Executive Summary
SaaS companies rarely struggle because they lack features. They struggle because growth exposes weak governance: inconsistent tenant policies, unclear ownership between product and operations, rising support costs, fragmented onboarding, uncontrolled customization, and infrastructure decisions that no longer match customer expectations. Platform governance is the operating model that aligns commercial strategy, architecture, security, compliance, customer lifecycle management, and partner delivery. For SaaS ERP and Cloud ERP providers, governance becomes even more important because customer environments often span finance, operations, inventory, service workflows, and external integrations.
The right governance model helps leadership decide when to standardize on Multi-tenant SaaS, when to offer Dedicated SaaS or Private cloud deployment, how to price infrastructure-intensive tenants, how to manage subscription operations, and how to protect retention while scaling. It also defines who approves exceptions, how identity and access management is enforced, how monitoring and observability are structured, and how disaster recovery and backup strategy support business continuity. For partner-led and White-label ERP businesses, governance must also support OEM Platforms, recurring revenue models, and a partner-first ecosystem without creating operational chaos.
Why governance becomes a board-level issue before architecture becomes a crisis
Governance is often treated as a technical control layer, but for SaaS companies it is fundamentally a revenue protection mechanism. Every governance decision affects gross margin, implementation speed, renewal confidence, and expansion potential. When a company adds new tenant types, enters regulated markets, launches white-label offerings, or supports enterprise integrations, the platform stops being a simple software product and becomes a managed operating environment. Without a governance model, exceptions accumulate faster than product value.
This is especially true in SaaS ERP environments where customers expect workflow automation, APIs, business intelligence, and role-based access across multiple departments. A governance model should answer practical executive questions: Which customers belong on shared infrastructure?
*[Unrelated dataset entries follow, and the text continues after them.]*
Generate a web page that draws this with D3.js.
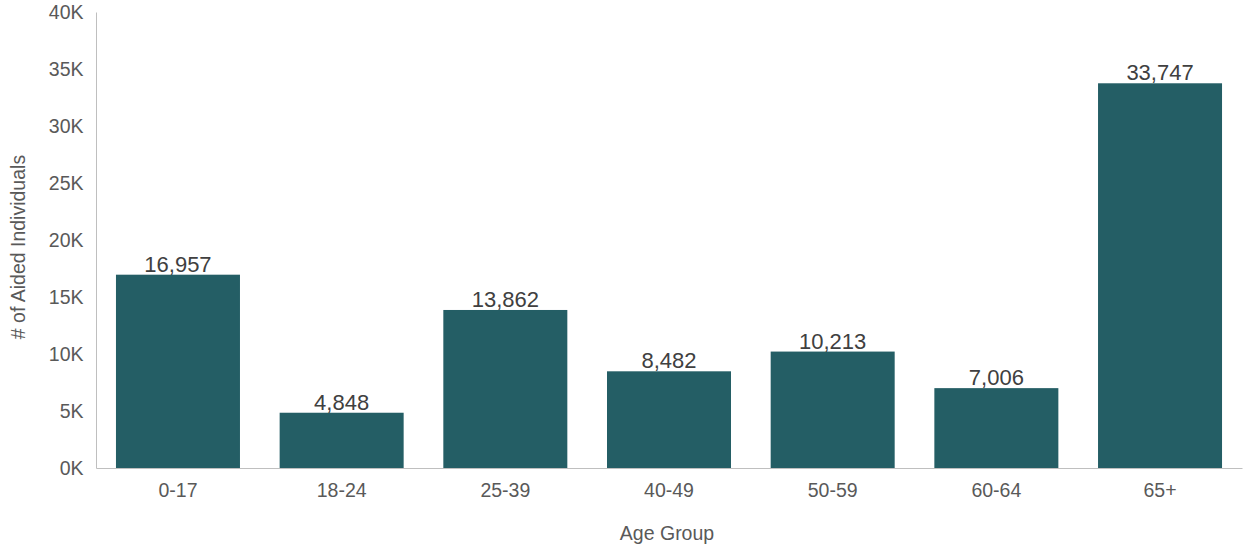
<!DOCTYPE html>
<html><head><meta charset="utf-8">
<script src="https://cdn.jsdelivr.net/npm/d3@7"></script>
<style>body{margin:0;background:#fff}svg{display:block;font-family:"Liberation Sans",Arial,sans-serif}</style>
</head><body><svg id="c" width="1244" height="548"></svg>
<script>
const categories = ["0-17","18-24","25-39","40-49","50-59","60-64","65+"];
const values = [16957,4848,13862,8482,10213,7006,33747];
const yTicks = [0,5000,10000,15000,20000,25000,30000,35000,40000];

const svg = d3.select("#c");
const m = {l:96, r:2, t:12, b:80};
const W = 1244, H = 548;
const x = d3.scaleBand().domain(categories).range([m.l, W-m.r]).paddingInner(0.2424).paddingOuter(0.122);
const y = d3.scaleLinear().domain([0,40000]).range([H-m.b, m.t]);

const grey = "#595959";
const axisFont = "19.5px";
// bars
svg.selectAll("rect.bar").data(values).join("rect").attr("class","bar")
  .attr("x",(d,i)=>x(categories[i])).attr("width",x.bandwidth())
  .attr("y",d=>y(d)).attr("height",d=>y(0)-y(d)).attr("fill","#245e65");

// y axis
const ya = svg.append("g").attr("transform",`translate(${m.l},0)`)
  .call(d3.axisLeft(y).tickValues(yTicks).tickFormat(d=>(d/1000)+"K").tickSize(0).tickPadding(12.5));
ya.select(".domain").attr("stroke","#bfbfbf").attr("stroke-width",1);
ya.selectAll("text").attr("fill",grey).style("font-size",axisFont).style("font-family","Liberation Sans, Arial, sans-serif");

// x axis
const xa = svg.append("g").attr("transform",`translate(0,${y(0)})`)
  .call(d3.axisBottom(x).tickSize(0).tickPadding(15));
xa.select(".domain").attr("stroke","#bfbfbf").attr("stroke-width",1);
xa.selectAll("text").attr("fill",grey).style("font-size",axisFont).style("font-family","Liberation Sans, Arial, sans-serif");

// value labels
svg.selectAll("text.val").data(values).join("text").attr("class","val")
  .attr("x",(d,i)=>x(categories[i])+x.bandwidth()/2).attr("y",d=>y(d)-3)
  .attr("text-anchor","middle").attr("fill","#404040").style("font-size","22px")
  .text(d=>d3.format(",")(d));

// axis titles
svg.append("text").attr("x",667).attr("y",540).attr("text-anchor","middle")
  .attr("fill",grey).style("font-size",axisFont).text("Age Group");
svg.append("text").attr("transform",`translate(25,247) rotate(-90)`).attr("text-anchor","middle")
  .attr("fill",grey).style("font-size",axisFont).text("# of Aided Individuals");
</script></body></html>
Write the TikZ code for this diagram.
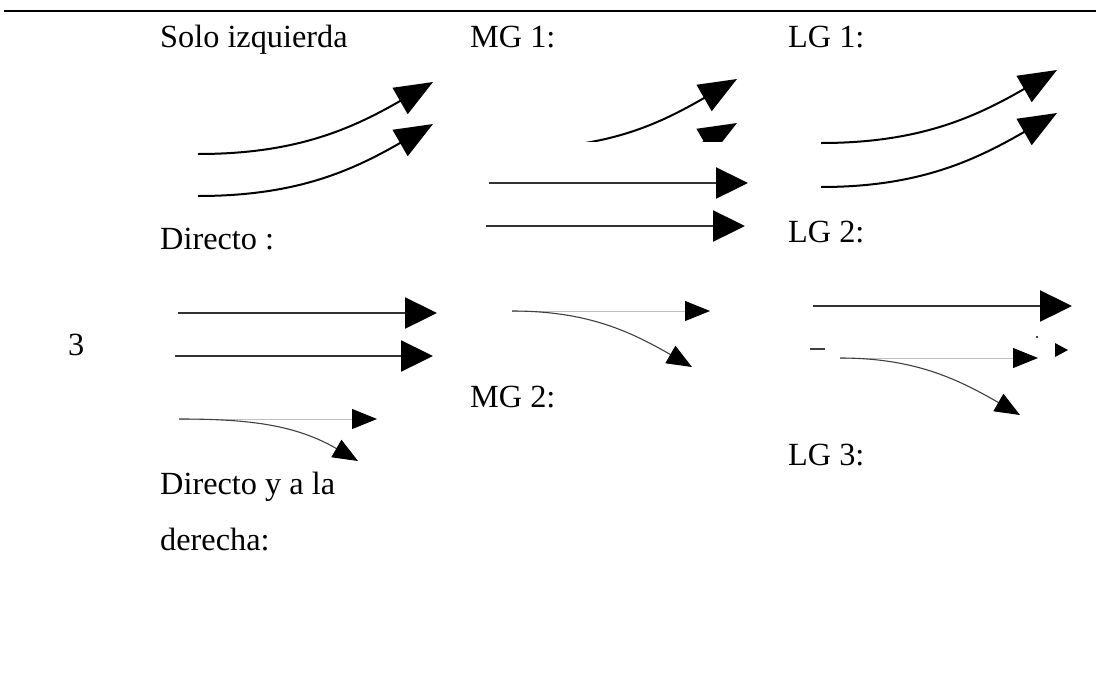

Which require dedicated isolation? Which customizations are strategic versus support liabilities? Which service levels are commercially viable? Which controls are mandatory across all tenants? These decisions should not be made ad hoc by sales, engineering, or support in isolation.
The four governance models most SaaS companies actually use
| Governance model | Best fit | Primary strength | Primary risk |
|---|---|---|---|
| Centralized platform governance | Early scale or margin-focused SaaS providers | Strong standardization, lower operational variance | Can slow enterprise deal flexibility |
| Federated governance | Multi-product or multi-region SaaS businesses | Balances central controls with business-unit autonomy | Requires mature decision rights and reporting |
| Tiered governance by tenant class | SaaS companies serving SMB, mid-market, and enterprise segments | Aligns service model, architecture, and pricing to customer value | Complexity grows if tiers are poorly defined |
| Partner-led governance with central guardrails | White-label ERP, OEM Platforms, MSP and SI ecosystems | Scales through partners while protecting platform integrity | Partner inconsistency can affect customer experience |
A centralized model works well when the business needs operational discipline, predictable release management, and a narrow service catalog. It is often the right starting point for Multi-tenant SaaS because standardization supports horizontal scaling, autoscaling, high availability, and lower support overhead. A federated model becomes useful when the company operates across regions, industries, or product lines that require different compliance, deployment, or integration patterns.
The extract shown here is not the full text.